2年前に子宮外妊娠をして右卵管を取りました。その際に左の卵管が詰まっていたので手術もしました。原因はクラミジア菌が残っていたそうです。手術後は菌を殺すための薬を服用しました。1年後、不妊治療を受けようと卵管造影をしたところ、左の卵管が詰まっているとのこと。最近、日に日に下腹部の重みや左側の痛みが増して、吐き気もします。先生には「クラミジア菌が死んでいないし、残っている卵管に菌が付いているかもしれない」「もう一度、子宮外妊娠をする可能性がある」とも言われていたので、怖いなと思っています。今後、体外受精を考えていますが、残っている卵管も切除したほうがいいのでしょうか?

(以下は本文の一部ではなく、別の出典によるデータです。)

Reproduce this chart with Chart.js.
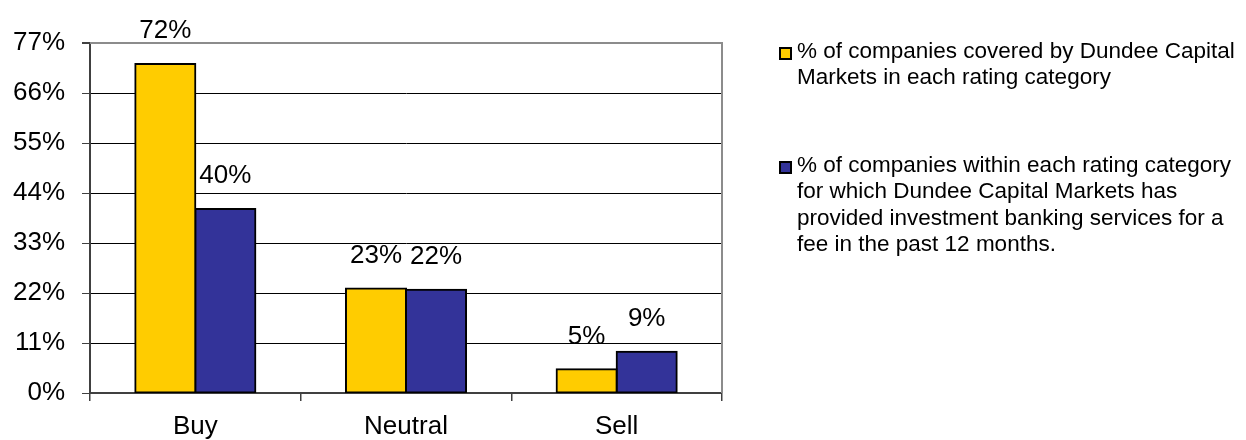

詰まっている卵管を通す手術をしたそうですが、1年後にまた詰まってしまったとか。そういったことはあるのでしょうか?


どういった手術をしたか、また、卵管がどのあたりで癒着していたのかにもよりますね。
ただ、卵管の真ん中あたりが詰まっていて、そこを切って繋ぐという手術は、おそらくこの手術中にはできないので、もし何かをしたというのであれば、先端の卵管采が詰まっていて、そこを切って広げて穴を開けたということではないでしょうか。
そうなると、腹腔鏡でのマイクロサージェリー的な手術は可能ですが、よほど専門的なドクターが行ったとしても、うまくいって30%くらいまでの妊娠率しか出ないと思います。結局、また詰まってしまうということも多く、それ自体、珍しいことではありません。

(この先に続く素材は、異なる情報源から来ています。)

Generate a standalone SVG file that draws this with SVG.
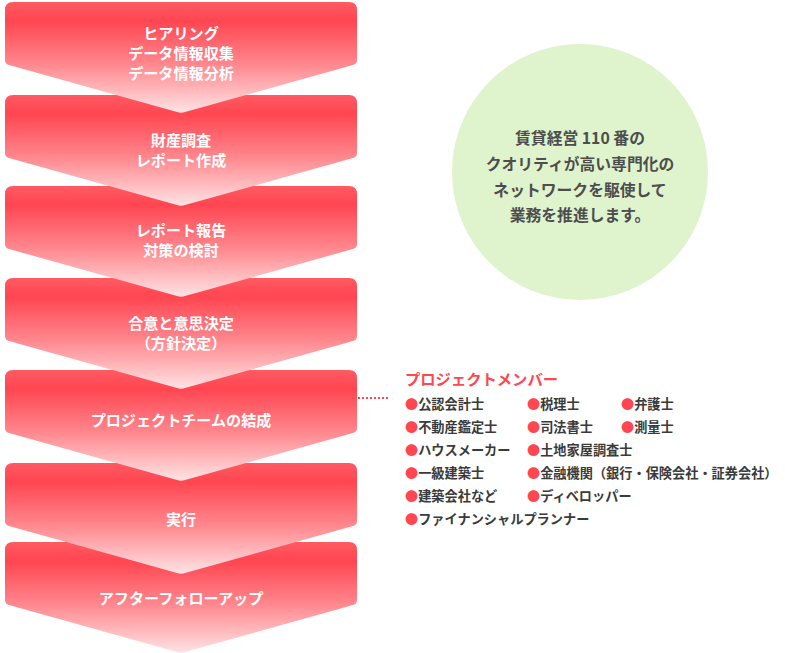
<svg xmlns="http://www.w3.org/2000/svg" xmlns:xlink="http://www.w3.org/1999/xlink" width="785" height="653" viewBox="0 0 785 653">
<defs>
<linearGradient id="g" x1="0" y1="0" x2="0" y2="1">
<stop offset="0" stop-color="#ff5a63"/>
<stop offset="0.17" stop-color="#ff4651"/>
<stop offset="0.55" stop-color="#ff858c"/>
<stop offset="0.85" stop-color="#ffc3c6"/>
<stop offset="1" stop-color="#fde3e4"/>
</linearGradient>
<path id="chev" d="M5,8 Q5,0 13,0 H349 Q357,0 357,8 V58 Q357,62 353,63 L185,110 Q181,111.3 177,110 L9,63 Q5,62 5,58 Z" fill="url(#g)"/>
</defs>
<style>
.st{font-family:"Noto Sans CJK JP","Noto Sans",sans-serif;font-weight:bold;font-size:15.1px;fill:#ffffff;text-anchor:middle}
.ct{font-family:"Noto Sans CJK JP","Noto Sans",sans-serif;font-weight:bold;font-size:15.8px;fill:#4d4d4d;text-anchor:middle}
.lt{font-family:"Noto Sans CJK JP","Noto Sans",sans-serif;font-weight:bold;font-size:13.2px;fill:#3a3a3a}
.b{fill:#ff4651}
.ttl{font-family:"Noto Sans CJK JP","Noto Sans",sans-serif;font-weight:bold;font-size:15.3px;fill:#ff4651}
</style>
<rect width="785" height="653" fill="#ffffff"/>
<g id="step7"><use xlink:href="#chev" y="542"/><text class="st" x="181" y="604">アフターフォローアップ</text></g>
<g id="step6"><use xlink:href="#chev" y="463"/><text class="st" x="181" y="525">実行</text></g>
<g id="step5"><use xlink:href="#chev" y="370"/><text class="st" x="181" y="426">プロジェクトチームの結成</text></g>
<g id="step4"><use xlink:href="#chev" y="278"/><text class="st" x="181" y="329">合意と意思決定</text><text class="st" x="181" y="349">（方針決定）</text></g>
<g id="step3"><use xlink:href="#chev" y="186"/><text class="st" x="181" y="236">レポート報告</text><text class="st" x="181" y="256">対策の検討</text></g>
<g id="step2"><use xlink:href="#chev" y="95"/><text class="st" x="181" y="146">財産調査</text><text class="st" x="181" y="166">レポート作成</text></g>
<g id="step1"><use xlink:href="#chev" y="2"/><text class="st" x="181" y="39">ヒアリング</text><text class="st" x="181" y="59">データ情報収集</text><text class="st" x="181" y="79">データ情報分析</text></g>
<g id="circle">
<circle cx="580" cy="172" r="128" fill="#dff3cd"/>
<text class="ct" x="580" y="144">賃貸経営 110 番の</text>
<text class="ct" x="580" y="170">クオリティが高い専門化の</text>
<text class="ct" x="580" y="196">ネットワークを駆使して</text>
<text class="ct" x="580" y="221">業務を推進します。</text>
</g>
<g id="connectors">
<line x1="358" y1="398" x2="389" y2="398" stroke="#ff4651" stroke-width="2" stroke-dasharray="2,2"/>
</g>
<g id="members">
<text class="ttl" x="405" y="385">プロジェクトメンバー</text>
<text class="lt" x="405" y="409"><tspan class="b">●</tspan>公認会計士</text>
<text class="lt" x="527" y="409"><tspan class="b">●</tspan>税理士</text>
<text class="lt" x="621" y="409"><tspan class="b">●</tspan>弁護士</text>
<text class="lt" x="405" y="432"><tspan class="b">●</tspan>不動産鑑定士</text>
<text class="lt" x="527" y="432"><tspan class="b">●</tspan>司法書士</text>
<text class="lt" x="621" y="432"><tspan class="b">●</tspan>測量士</text>
<text class="lt" x="405" y="455"><tspan class="b">●</tspan>ハウスメーカー</text>
<text class="lt" x="527" y="455"><tspan class="b">●</tspan>土地家屋調査士</text>
<text class="lt" x="405" y="478"><tspan class="b">●</tspan>一級建築士</text>
<text class="lt" x="527" y="478"><tspan class="b">●</tspan>金融機関（銀行・保険会社・証券会社）</text>
<text class="lt" x="405" y="501"><tspan class="b">●</tspan>建築会社など</text>
<text class="lt" x="527" y="501"><tspan class="b">●</tspan>ディベロッパー</text>
<text class="lt" x="405" y="524"><tspan class="b">●</tspan>ファイナンシャルプランナー</text>
</g>
</svg>
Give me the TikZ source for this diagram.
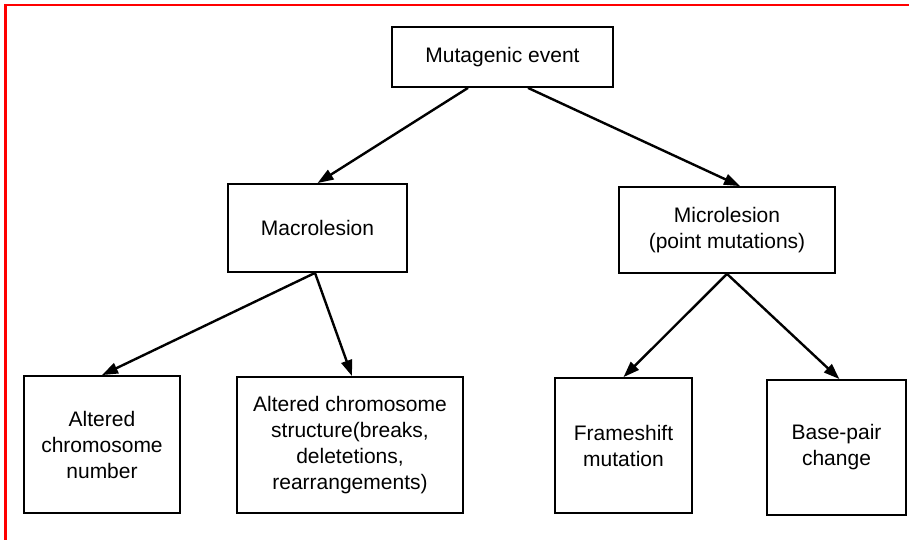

それはクラミジア菌が死なずに残っているから、ということでしょうか?


クラミジア菌が残っているかは証明できるものではありません。おそらく、クラミジア菌の抗体が陽性だったため、そのように言われたのでしょう。菌自体はそんなに長く残るものではありません。薬も念のためということではないでしょうか。
ただ、クラミジアに感染すると、片方の卵管だけに炎症を起こすわけではなく、子宮内膜など全体にダメージを残してしまうので、卵子が子宮の中まで到達できなかったり着床できなかったりして、運悪く子宮外妊娠を起こす頻度は高くなります。つまり、もともと片方の卵管で子宮外妊娠を起こした人は、残念ながら、もう片方でも起こす可能性は高くなってしまうのです。
ですから、残っている卵管が詰まるかどうかにかかわらず、こういった手術を受けて1年たっても妊娠しなければ、その先は体外受精に進むのが一般的になります。私も以前3回までは卵管を残す手術をしたケースがありますが、それぞれの卵管で子宮外妊娠を繰り返したので、両卵管を取らざるをえなくて、最終的には体外受精でした。


下腹部の痛みや左側の痛みが増すというのは、どういうことでしょうか?


左側の卵管が詰まっているのだとしたら、卵管に水が溜まって炎症が起きる卵管水腫になっている可能性があります。そうなるとお腹の痛みもなかなか引かないと思いますので、薬物治療を行って、改善しなければ、卵管を取るしかありません。
また、卵管水腫があって体外受精をしても、卵管に貯留している液体が子宮内に逆流して、子宮内の環境を悪化させてしまうために着床しづらく、妊娠率は悪いというデータがあります。
チビマロさんはまだ年齢的には若いですが、体外受精も選択肢に入っているのであれば、まずは検査を受けられて、卵管水腫があるのならば左卵管も早めに切除して体外受精に進んだほうが、結果的にはいいのではないかと思います。





Doctor’s advice


●手術後1年たっても妊娠しなければ、体外受精に進むのが一般的。
●左卵管水腫の可能性も。痛みを解消するためにも早めの切除を。



 


お話を伺った先生のご紹介

生田 克夫 先生(いくたウィメンズクリニック)


名古屋市立大学医学部卒業。名古屋市立大学産科婦人科学教室助教授、名古屋市立大学看護学部教授などの経歴を重ねたが、不妊に悩む名古屋の方たちの役に立ちたいという思いで、教育者の立場を辞して独立。地元・名古屋の中心部、栄に開院し、1986年から体外受精の現場を歩いてきた経験と穏やかな人柄で、数多くの患者さんを妊娠に導く。もし長期旅行をするならスイスでアルプスを眺めたいという先生。「地質学が好きなので、雄大な山ができる現象を思い描くのが楽しい。そこで生きる人間のたくましさや、それを越える自然の偉大さを感じるのが面白いですね」。